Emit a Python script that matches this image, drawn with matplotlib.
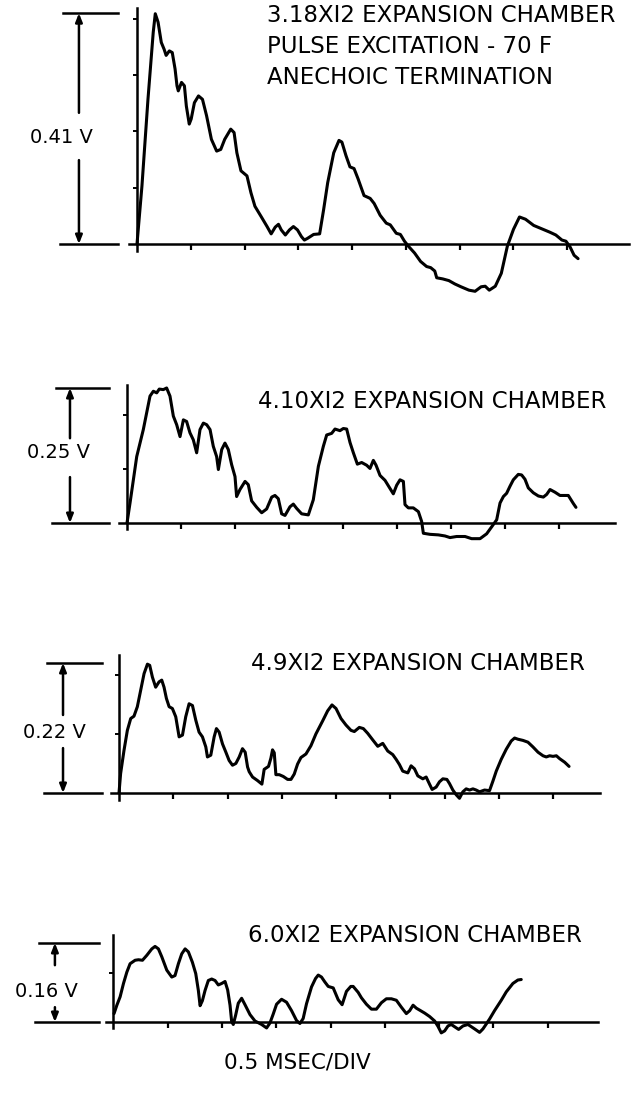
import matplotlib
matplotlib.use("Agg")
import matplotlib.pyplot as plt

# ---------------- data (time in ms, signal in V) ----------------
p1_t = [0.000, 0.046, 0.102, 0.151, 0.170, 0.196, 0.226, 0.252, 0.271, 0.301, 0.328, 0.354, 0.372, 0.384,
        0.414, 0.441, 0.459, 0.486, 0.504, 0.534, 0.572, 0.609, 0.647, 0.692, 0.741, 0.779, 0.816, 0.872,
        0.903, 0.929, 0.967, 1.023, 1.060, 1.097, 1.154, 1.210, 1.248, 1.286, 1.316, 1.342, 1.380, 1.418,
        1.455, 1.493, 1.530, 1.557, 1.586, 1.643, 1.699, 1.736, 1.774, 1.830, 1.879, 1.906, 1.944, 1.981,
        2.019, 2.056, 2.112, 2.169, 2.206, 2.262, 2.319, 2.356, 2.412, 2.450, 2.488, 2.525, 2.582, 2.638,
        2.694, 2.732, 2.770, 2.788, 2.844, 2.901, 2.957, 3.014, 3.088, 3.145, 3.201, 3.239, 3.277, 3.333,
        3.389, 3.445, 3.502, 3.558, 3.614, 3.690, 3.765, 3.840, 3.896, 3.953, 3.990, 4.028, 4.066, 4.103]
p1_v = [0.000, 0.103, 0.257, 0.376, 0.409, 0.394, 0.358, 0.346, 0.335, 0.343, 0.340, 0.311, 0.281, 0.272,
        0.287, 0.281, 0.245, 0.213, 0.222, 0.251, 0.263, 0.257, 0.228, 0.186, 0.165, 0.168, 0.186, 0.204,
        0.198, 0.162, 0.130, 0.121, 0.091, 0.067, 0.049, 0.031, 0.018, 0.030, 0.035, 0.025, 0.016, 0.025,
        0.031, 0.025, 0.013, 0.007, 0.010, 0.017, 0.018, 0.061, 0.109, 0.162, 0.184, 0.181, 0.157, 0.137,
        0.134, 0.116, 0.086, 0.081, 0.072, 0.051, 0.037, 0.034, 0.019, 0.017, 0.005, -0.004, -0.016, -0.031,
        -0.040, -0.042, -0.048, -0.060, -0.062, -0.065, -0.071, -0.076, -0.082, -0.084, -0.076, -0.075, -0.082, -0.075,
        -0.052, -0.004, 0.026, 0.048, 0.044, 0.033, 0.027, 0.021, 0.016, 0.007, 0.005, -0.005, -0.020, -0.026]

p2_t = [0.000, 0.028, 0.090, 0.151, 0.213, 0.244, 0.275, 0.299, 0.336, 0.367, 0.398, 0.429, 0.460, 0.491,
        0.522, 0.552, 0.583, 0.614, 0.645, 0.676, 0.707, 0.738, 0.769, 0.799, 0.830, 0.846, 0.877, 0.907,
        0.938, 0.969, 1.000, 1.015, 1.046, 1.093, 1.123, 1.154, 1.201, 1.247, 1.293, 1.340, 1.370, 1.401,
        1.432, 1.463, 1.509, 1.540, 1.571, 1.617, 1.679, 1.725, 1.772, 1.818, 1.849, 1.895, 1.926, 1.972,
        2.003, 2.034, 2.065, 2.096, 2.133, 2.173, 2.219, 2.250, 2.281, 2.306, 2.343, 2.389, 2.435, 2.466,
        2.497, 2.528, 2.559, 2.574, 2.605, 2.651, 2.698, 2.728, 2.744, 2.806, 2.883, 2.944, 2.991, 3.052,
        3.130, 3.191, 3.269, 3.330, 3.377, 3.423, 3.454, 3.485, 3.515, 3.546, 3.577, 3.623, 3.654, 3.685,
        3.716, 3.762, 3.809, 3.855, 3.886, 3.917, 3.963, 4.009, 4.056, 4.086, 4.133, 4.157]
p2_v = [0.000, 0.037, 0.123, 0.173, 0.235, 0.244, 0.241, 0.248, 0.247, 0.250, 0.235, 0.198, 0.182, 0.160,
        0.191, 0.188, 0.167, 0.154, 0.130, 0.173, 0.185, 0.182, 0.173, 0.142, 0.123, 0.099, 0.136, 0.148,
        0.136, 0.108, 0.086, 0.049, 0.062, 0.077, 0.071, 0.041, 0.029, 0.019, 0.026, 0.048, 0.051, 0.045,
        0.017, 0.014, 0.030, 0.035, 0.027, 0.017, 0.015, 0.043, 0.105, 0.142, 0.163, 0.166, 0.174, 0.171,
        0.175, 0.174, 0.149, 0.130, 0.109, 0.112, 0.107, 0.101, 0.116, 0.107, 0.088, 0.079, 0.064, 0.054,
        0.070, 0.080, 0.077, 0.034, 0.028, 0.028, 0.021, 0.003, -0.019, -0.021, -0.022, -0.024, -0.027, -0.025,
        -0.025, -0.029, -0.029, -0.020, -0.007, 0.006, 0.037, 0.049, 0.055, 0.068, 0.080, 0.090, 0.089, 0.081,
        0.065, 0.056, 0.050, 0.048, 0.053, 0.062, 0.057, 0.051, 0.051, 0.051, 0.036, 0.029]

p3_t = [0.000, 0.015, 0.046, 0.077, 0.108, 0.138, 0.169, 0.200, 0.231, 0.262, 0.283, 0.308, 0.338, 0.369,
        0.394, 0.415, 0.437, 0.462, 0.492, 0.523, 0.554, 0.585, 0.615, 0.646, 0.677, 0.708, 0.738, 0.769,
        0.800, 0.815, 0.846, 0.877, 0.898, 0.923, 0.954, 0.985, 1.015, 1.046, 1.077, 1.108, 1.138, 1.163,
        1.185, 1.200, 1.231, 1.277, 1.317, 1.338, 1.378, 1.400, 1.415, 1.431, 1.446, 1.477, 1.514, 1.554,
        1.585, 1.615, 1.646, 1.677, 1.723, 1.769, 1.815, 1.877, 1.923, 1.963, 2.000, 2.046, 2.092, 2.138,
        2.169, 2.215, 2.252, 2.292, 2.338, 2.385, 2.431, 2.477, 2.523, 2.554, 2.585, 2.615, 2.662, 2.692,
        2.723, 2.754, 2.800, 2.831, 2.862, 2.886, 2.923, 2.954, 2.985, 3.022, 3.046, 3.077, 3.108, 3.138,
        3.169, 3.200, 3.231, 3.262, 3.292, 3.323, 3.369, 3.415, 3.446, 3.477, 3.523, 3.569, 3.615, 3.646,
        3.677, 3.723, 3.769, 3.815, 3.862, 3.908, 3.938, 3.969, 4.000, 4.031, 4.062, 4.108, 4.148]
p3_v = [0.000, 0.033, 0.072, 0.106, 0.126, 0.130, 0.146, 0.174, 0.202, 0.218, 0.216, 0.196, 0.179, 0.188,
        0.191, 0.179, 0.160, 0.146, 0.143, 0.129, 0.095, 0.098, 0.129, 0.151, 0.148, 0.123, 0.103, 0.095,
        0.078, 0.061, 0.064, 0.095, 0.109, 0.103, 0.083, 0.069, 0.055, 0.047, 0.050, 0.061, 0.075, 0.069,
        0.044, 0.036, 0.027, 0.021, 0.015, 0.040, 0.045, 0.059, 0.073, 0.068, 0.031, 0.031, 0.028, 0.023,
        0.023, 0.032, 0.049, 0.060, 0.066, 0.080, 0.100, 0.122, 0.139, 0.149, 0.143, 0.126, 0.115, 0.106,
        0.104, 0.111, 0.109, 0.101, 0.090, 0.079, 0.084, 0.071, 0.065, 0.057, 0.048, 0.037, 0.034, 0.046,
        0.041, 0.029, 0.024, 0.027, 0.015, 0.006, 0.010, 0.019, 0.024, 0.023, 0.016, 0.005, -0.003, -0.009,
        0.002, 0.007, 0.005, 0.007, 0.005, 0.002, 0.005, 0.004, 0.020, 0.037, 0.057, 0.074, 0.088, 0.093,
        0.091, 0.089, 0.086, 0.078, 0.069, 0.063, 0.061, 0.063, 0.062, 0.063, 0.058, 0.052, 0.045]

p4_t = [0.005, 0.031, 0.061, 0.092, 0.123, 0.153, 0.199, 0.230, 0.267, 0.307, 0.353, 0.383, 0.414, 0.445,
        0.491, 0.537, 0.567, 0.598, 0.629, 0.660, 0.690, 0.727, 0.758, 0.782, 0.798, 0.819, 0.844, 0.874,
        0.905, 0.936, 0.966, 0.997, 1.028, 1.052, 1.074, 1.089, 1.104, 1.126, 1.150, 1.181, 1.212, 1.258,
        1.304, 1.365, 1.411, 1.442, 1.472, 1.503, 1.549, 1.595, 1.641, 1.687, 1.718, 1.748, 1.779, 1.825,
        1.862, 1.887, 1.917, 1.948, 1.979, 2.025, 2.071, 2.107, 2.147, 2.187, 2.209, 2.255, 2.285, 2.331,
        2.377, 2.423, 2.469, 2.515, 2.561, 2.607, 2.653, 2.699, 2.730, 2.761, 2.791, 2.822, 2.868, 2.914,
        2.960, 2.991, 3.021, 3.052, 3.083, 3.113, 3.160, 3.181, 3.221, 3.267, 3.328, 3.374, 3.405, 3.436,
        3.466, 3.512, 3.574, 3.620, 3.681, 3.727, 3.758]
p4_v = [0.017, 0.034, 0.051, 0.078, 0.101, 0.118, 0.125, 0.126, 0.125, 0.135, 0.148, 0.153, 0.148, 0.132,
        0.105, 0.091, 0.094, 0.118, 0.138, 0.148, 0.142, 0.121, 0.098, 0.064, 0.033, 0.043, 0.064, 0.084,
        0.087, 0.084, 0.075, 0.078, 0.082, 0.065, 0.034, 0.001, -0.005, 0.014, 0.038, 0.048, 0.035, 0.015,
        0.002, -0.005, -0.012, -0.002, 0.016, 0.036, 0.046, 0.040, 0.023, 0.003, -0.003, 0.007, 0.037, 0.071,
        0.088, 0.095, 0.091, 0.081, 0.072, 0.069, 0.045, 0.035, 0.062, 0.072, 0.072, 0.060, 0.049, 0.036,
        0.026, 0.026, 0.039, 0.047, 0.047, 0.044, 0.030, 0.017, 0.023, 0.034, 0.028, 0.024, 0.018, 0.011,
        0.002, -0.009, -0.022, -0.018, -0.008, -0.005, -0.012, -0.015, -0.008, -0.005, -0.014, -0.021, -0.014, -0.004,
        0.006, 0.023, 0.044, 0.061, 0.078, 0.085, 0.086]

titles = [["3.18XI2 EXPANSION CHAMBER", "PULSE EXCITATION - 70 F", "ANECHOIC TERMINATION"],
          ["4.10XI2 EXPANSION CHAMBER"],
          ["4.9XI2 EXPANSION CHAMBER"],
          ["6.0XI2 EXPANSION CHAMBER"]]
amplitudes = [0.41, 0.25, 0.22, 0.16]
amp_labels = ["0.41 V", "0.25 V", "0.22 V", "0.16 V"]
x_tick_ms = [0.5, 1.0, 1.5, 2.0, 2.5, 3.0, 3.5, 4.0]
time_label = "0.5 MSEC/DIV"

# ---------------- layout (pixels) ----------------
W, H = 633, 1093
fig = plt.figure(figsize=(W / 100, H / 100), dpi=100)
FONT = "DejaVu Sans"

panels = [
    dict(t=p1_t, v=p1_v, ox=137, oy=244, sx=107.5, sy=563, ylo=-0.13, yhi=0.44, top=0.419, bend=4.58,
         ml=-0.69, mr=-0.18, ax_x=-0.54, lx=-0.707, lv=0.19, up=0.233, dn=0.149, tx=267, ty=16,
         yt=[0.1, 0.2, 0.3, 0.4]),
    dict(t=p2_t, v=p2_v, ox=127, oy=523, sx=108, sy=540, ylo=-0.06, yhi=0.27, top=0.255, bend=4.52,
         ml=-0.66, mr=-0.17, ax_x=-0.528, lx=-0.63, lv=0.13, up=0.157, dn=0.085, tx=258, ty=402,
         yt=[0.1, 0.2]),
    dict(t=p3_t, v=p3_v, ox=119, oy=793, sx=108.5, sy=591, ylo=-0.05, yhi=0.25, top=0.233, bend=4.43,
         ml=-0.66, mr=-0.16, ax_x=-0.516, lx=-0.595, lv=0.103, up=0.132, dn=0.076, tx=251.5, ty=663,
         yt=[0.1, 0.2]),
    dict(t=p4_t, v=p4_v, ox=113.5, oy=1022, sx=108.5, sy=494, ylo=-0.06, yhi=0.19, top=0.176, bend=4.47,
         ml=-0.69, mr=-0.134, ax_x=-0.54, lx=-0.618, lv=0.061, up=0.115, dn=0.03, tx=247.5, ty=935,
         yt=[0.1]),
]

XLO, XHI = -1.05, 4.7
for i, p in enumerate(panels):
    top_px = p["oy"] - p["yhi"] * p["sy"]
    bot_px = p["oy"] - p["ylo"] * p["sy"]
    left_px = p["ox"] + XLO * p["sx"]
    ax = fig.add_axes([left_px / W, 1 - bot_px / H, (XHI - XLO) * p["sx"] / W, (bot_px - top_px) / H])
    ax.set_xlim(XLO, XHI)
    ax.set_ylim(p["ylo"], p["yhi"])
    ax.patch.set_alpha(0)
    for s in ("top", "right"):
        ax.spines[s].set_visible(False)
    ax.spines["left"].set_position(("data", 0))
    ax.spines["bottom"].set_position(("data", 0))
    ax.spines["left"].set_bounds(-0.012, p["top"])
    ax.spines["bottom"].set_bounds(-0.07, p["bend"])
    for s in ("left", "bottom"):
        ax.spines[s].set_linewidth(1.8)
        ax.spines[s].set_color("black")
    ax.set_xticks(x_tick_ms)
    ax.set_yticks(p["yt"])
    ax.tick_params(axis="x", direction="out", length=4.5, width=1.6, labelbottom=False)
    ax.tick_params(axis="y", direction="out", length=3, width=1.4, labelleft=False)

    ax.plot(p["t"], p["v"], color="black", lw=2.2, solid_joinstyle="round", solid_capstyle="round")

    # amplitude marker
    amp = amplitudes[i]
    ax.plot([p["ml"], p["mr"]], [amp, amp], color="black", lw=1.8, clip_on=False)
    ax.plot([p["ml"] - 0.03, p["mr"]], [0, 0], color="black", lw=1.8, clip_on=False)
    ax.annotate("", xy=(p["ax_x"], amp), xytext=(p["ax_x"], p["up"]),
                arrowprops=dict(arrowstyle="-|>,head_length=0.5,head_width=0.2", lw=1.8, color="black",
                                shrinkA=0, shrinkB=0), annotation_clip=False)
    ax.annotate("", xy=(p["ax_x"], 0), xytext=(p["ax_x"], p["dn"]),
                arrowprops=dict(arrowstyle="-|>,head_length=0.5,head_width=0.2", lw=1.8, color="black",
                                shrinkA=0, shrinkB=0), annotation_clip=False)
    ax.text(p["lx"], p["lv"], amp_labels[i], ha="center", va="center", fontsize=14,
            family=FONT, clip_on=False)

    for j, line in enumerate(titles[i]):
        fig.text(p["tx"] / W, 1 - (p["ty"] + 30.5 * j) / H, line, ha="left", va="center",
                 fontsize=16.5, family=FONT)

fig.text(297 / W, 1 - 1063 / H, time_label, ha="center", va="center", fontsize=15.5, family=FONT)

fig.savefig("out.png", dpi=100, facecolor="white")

==============================

• _Problem details_: Filter out all lines lacking the word "matplotlib" and copy the rest.

• _Exercise response_:
Emit a Python script that matches this image, drawn with matplotlib.
import matplotlib
matplotlib.use("Agg")
import matplotlib.pyplot as plt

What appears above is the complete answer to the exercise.